When you read Jane Goodall and other talking about Chimapanzees waging war on each other, it is hard to not connect their behavior with similar human actions in war. Chimapanzees kill children of their eneies with glee, they celebrate bloodshed, they take and kill prisoners.
Chimps and apes do this to continue their blood line. You are attributing human emotions onto animals.
I actually not only have read Jane Goodall, but have met her in person and have heard her speak. They appear human like in many ways - but the killing is instinctive to promote their bloodline. You attribute a glee look of an animal perhaps their screaming sounding like they are celebrating - but they are not human and you cannot give human attributes to animals.
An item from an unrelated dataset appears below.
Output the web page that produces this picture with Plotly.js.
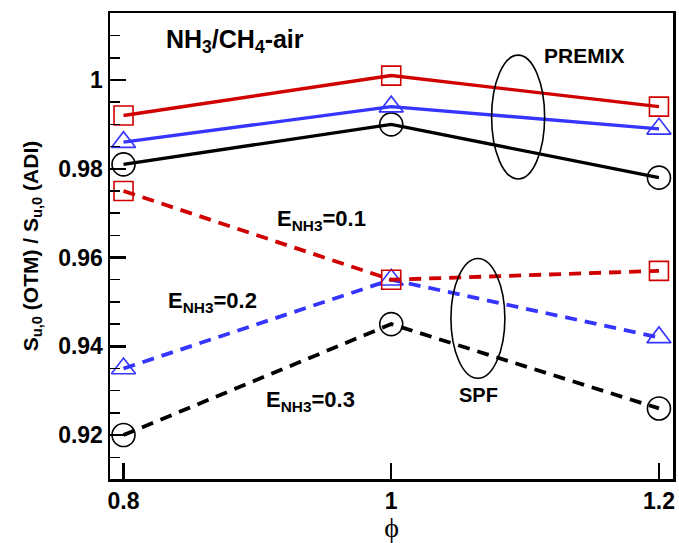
<!DOCTYPE html>
<html>
<head>
<meta charset="utf-8">
<script src="https://cdn.plot.ly/plotly-3.0.1.min.js"></script>
<style>
  html, body { margin: 0; padding: 0; background: #fff; }
  #chart { width: 679px; height: 543px; }
</style>
</head>
<body>
<div id="chart"></div>
<script>
// Equivalence ratio
const phi = [0.8, 1.0, 1.2];

// S_u,0 ratio (OTM / ADI), premixed cases
const premixE01 = [0.992, 1.001, 0.994];
const premixE02 = [0.986, 0.994, 0.989];
const premixE03 = [0.981, 0.990, 0.978];

// S_u,0 ratio (OTM / ADI), SPF cases
const spfE01 = [0.975, 0.955, 0.957];
const spfE02 = [0.935, 0.955, 0.942];
const spfE03 = [0.920, 0.945, 0.926];

// Tick labels
const xTickVals = [0.8, 1.0, 1.2];
const xTickText = ['0.8', '1', '1.2'];
const yTickVals = [0.92, 0.94, 0.96, 0.98, 1.0];
const yTickText = ['0.92', '0.94', '0.96', '0.98', '1'];

const RED = '#d00000';
const BLUE = '#3535ff';
const BLACK = '#000000';

function series(y, color, symbol, size, dashed) {
  return {
    x: phi, y: y, type: 'scatter', mode: 'lines+markers',
    line: { color: color, width: dashed ? 3.8 : 3.4, dash: dashed ? '12px,8px' : 'solid' },
    marker: { symbol: symbol, size: size, color: color, line: { color: color, width: 1.6 } },
    showlegend: false, cliponaxis: false
  };
}

const traces = [
  series(spfE03, BLACK, 'circle-open', 23, true),
  series(spfE02, BLUE, 'triangle-up-open', 21, true),
  series(spfE01, RED, 'square-open', 19, true),
  series(premixE03, BLACK, 'circle-open', 23, false),
  series(premixE02, BLUE, 'triangle-up-open', 21, false),
  series(premixE01, RED, 'square-open', 19, false)
];

const boldFont = { family: '"Liberation Sans", Arial, sans-serif', size: 22, color: '#000', weight: 'bold' };

const layout = {
  width: 679, height: 543,
  margin: { l: 110, r: 6, t: 13, b: 64 },
  paper_bgcolor: '#fff', plot_bgcolor: '#fff',
  xaxis: {
    range: [0.7899, 1.2105],
    tickvals: xTickVals, ticktext: xTickText,
    ticks: 'inside', ticklen: 16, tickwidth: 2.5, tickcolor: '#000',
    showline: true, mirror: true, linewidth: 2.5, linecolor: '#000',
    showgrid: false, zeroline: false,
    tickfont: { family: '"Liberation Sans", Arial, sans-serif', size: 23, color: '#000', weight: 'bold' },
    title: { text: 'ϕ', standoff: 2, font: { family: '"Liberation Serif", "DejaVu Serif", serif', size: 28, color: '#000' } }
  },
  yaxis: {
    range: [0.9101, 1.0151],
    tickvals: yTickVals, ticktext: yTickText,
    ticks: 'inside', ticklen: 16, tickwidth: 2.5, tickcolor: '#000',
    minor: { dtick: 0.005, ticks: 'inside', ticklen: 10, tickwidth: 1.5, tickcolor: '#000', showgrid: false },
    showline: true, mirror: true, linewidth: 2.5, linecolor: '#000',
    showgrid: false, zeroline: false,
    tickfont: { family: '"Liberation Sans", Arial, sans-serif', size: 23, color: '#000', weight: 'bold' },
    title: { text: 'S<sub>u,0</sub> (OTM) / S<sub>u,0</sub> (ADI)', standoff: 14,
             font: { family: '"Liberation Sans", Arial, sans-serif', size: 21, color: '#000', weight: 'bold' } }
  },
  shapes: [
    { type: 'circle', xref: 'x', yref: 'y', x0: 1.075, x1: 1.1146, y0: 0.9777, y1: 1.0056,
      line: { color: '#000', width: 1.6 } },
    { type: 'circle', xref: 'x', yref: 'y', x0: 1.0446, x1: 1.0849, y0: 0.9328, y1: 0.9598,
      line: { color: '#000', width: 1.6 } }
  ],
  annotations: [
    { text: 'NH<sub>3</sub>/CH<sub>4</sub>-air', xref: 'paper', yref: 'paper', x: 0.222, y: 0.94,
      xanchor: 'center', yanchor: 'middle', showarrow: false,
      font: Object.assign({}, boldFont, { size: 25 }) },
    { text: 'PREMIX', xref: 'paper', yref: 'paper', x: 0.843, y: 0.908,
      xanchor: 'center', yanchor: 'middle', showarrow: false,
      font: Object.assign({}, boldFont, { size: 21 }) },
    { text: 'SPF', xref: 'paper', yref: 'paper', x: 0.654, y: 0.18,
      xanchor: 'center', yanchor: 'middle', showarrow: false,
      font: Object.assign({}, boldFont, { size: 20 }) },
    { text: 'E<sub>NH3</sub>=0.1', xref: 'paper', yref: 'paper', x: 0.3757, y: 0.556,
      xanchor: 'center', yanchor: 'middle', showarrow: false, font: boldFont },
    { text: 'E<sub>NH3</sub>=0.2', xref: 'paper', yref: 'paper', x: 0.182, y: 0.38,
      xanchor: 'center', yanchor: 'middle', showarrow: false, font: boldFont },
    { text: 'E<sub>NH3</sub>=0.3', xref: 'paper', yref: 'paper', x: 0.357, y: 0.168,
      xanchor: 'center', yanchor: 'middle', showarrow: false, font: boldFont }
  ]
};

Plotly.newPlot('chart', traces, layout, { staticPlot: true, displayModeBar: false });
</script>
</body>
</html>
Even Jane Goodall states that this is evolutionarily and adaptive not cruelty. There is also speculation that these "wars" are a result of limited forests - due to man destroying their natural habit - that they fight to survive due to limited resources - this is for their natural survival not to be cruel.
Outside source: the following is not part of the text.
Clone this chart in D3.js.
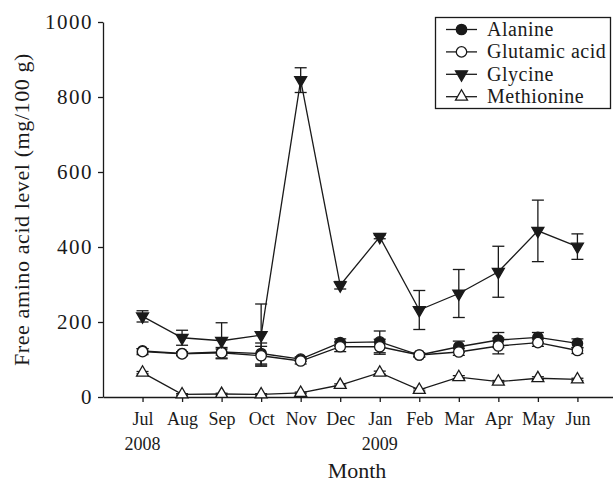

The narrative is that humans are evil...
...but animals aren't evil when they behave in the same way.
How is this different than in humans?
Chimpanzees and humans are closely related genetically. We have much of the same evolutionary history (the same evolutionary ancestors) and share much of the same genes. You say that warlike agression in Chimapanzees is instinctive and adaptive and based over scarce resources.
But the aggression, anger, brutality and revenge shown by these chimpanzees in a time of war makes perfect sense for a creature that is a close genetic relative to human beings.
I am not "attributing human traits to animal". I am attributing animal traits to humans.
You have it backwards, Linkat. I am not "attributing human traits to animal". I am attributing animal traits to humans.
Humans are animals and we are subject to the same evolutionary instincts as any other animals. Many animals show agression, sacrifice to protect their young, have a sex drive, I don't see how these traits common to many animals would be any different. The "joy of the hunt" has to do with adrenaline and brain chemicals, the brain circuits to enjoy killing developed in cats, and whales and wolves is innate. Why wouldn't it be the same in humans.
Humans have this additional capacity. That doesn't change the fact that humans are primates with the same basic instincts that we evolved along with our primate cousins.
When I feel threatened, my brain floods with neurochemicals designed to get me ready for a flight or fight response. My cognitive function shuts down, my emotions and anger rise (this allows me to make quick decisions in a high risk situation which has had evolutionary advantage). This is a well known and well studied reaction that is not uniquely human although many decent and educated human beings experience rage. The brain chemstry is the same in humans as it is in other high order animals.
It is well know that decent humans, when faced with danger, can revert to animal behavior that is often quite brutal. The instinct to expand our territory and defend our group and eliminate threats that champanzees and wolves and bears show are also present in humans.
I don't accept that "moral responsibility" is a human trait...
The ability to think symbolically in order to create societies and construct systems of morality seems to be a uniquely human trait.